First, you should add the soundcloud link to the description here. It'll help people find it much easier.

Second, this track is incredibly loud and (I mean this in a professional way) a little hard to listen to. Every instrument seems individually compressed and it created a very strong saturation. It's not really a bad piece of music, but there's so many clashing frequencies and in some segments the dissonance is seemingly more unintentional than inspired.

I'd love to hear how this sounds with a proper mix though, it's not bad at all. 

This doesn't quite feel ambient at all. Sort of feels more along the lines of sequence based synth work. I don't really get frozen tundra or any of the art piece for the jam in this track. It feels to digital and some of the structure seems more anthematic than ambient. Not a bad song at all, just doesn't come across as in line with the theme or tone of the jam. 

This isn't really a bad track at all. I like the use of more analog-esq synths. I feel like they're quite thin though on top of not really creating ambience but more serving as a device to deliver melodies, nice ones for what it's worth.
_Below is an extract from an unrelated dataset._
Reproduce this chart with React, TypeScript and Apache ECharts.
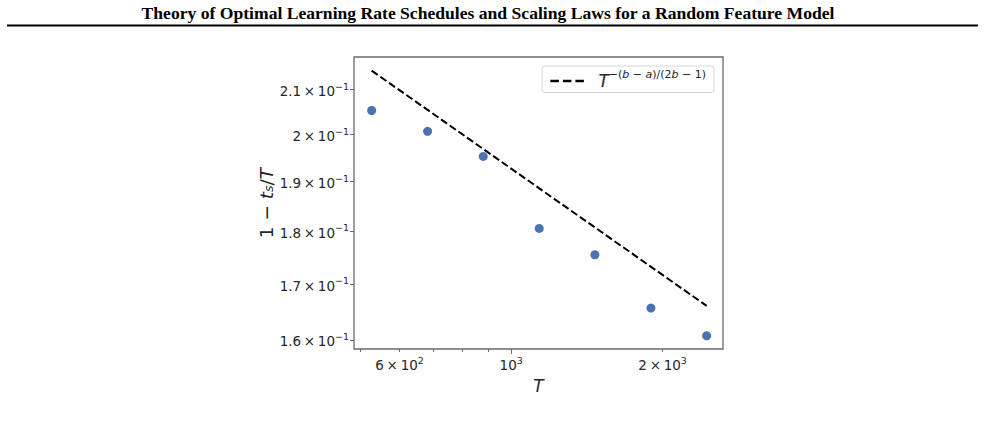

I feel like spacing out the synth melody would have helped a lot, same goes for the piano in the beginning. Everything that makes this track stand out in a jam like this is hidden behind the piano and synth lead. 

Otherwise though, not a bad piece of composed work at all. I think if you're going to use the full six minutes on 1 track it's better to have something that takes advantage of all of that time instead of uses it to create what feels a bit like two tracks just padded into one. 

If you're in the discord for this community you should swing by. I'll be around for another 15 minutes or so, would love to chat with you more there. 

Let me know if you do, I'd be happy to hear how you expand on and improve this!